In the past few weeks Bush has adroitly handled gaffes one after another that brings to mind the Teflon-like cast of Ronald Reagan with methodical gestures of muted contrition.
When pressed about his high school days, Bush owned up to his pot smoking but denied the bullying charges, and the subject was dropped. The chief technology officer of Bush’s Right to Rise Political Action Committee was swiftly forced to resign after it was discovered that he had made politically incorrect remarks on social media.
When it was pointed out the 8 years worth of emails Bush released from his time as governor in the name of “transparency” contained private information from his constituents, his team apologized and redacted the sensitive details within a day.

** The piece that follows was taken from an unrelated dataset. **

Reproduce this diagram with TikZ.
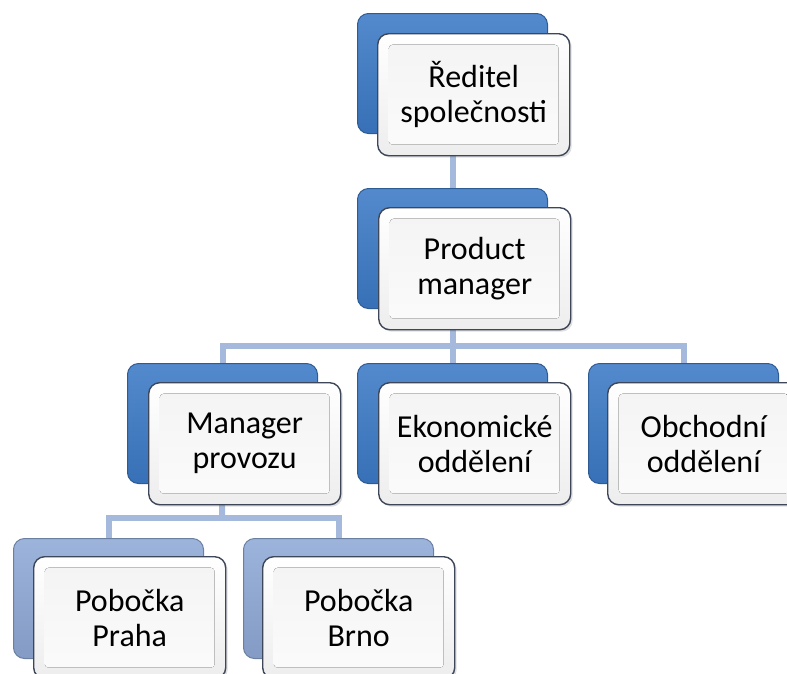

Bush has rarely marketed himself as a sincere, populist candidate, and his supporters have never treated him as anything more than an establishment politician with the financial backing to deliver tax cuts and scale down the size of government. A Bloomberg/Des Moines Register poll of Iowan Republicans found that Bush’s top attribute out of five choices was his perceived ability to beat Hillary.

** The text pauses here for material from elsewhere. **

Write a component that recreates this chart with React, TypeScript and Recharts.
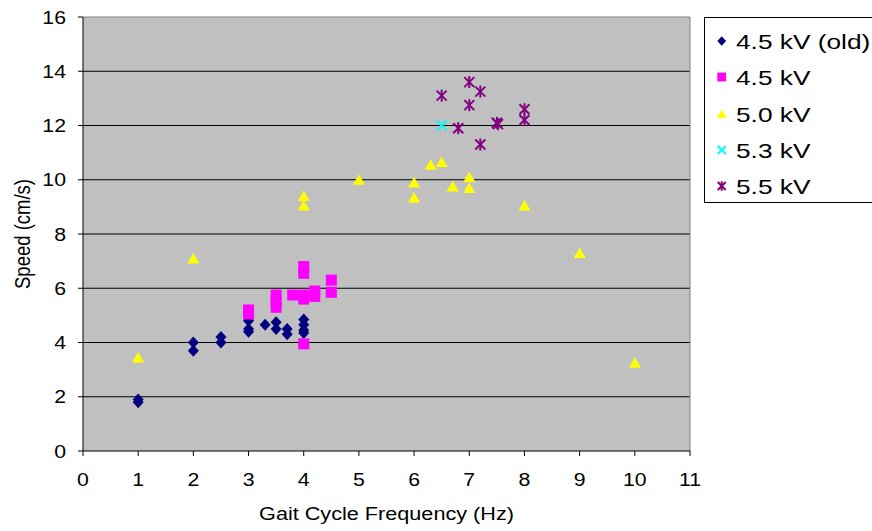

“All too often we’re associated with being “anti everything,” Bush reportedly said at the Conservative Political Action Conference in 2013. “Way too many people believe Republicans are anti-immigrant, anti-woman, anti-science, anti-gay, anti-worker, and the list goes on and on and on. Many voters are simply unwilling to choose our candidates even though they share our core beliefs, because those voters feel unloved, unwanted, and unwelcome in our party.”
Whereas Scott Walker is at pains to explain his positions on immigration reform or evolution, Bush confidently doles out contradictory answers. He thinks more immigration is needed to revitalize the American economy and restore the American Dream, but espouses that the president’s executive action is unconstitutional, a minority position among legal scholars.
Only a few eyebrows were raised when the president’s former campaign advisor David Axelrod said that Obama had lied in 2008 about his position on gay marriage, and even fewer still when Bush backtracked his stance on gay marriage in January within a single day.
Bush said after a court overturned Florida’s gay marriage ban that the issue should be a “local decision,” on Jan. 4, then said the next day that “we should respect the rule of law” and pay respect for “the couples making lifetime commitments to each other.”
Jeb Bush’s moderate views are a known quantity, and polls show that a large number of Republican voters say that he’s too moderate for their taste, but he still remains the GOP front-runner, trailing behind Scott Walker in some states only in recent weeks, usually within the margin of error, and his popularity is stable. If any primary candidate takes a sudden plummet in the polls, it won’t be Jeb.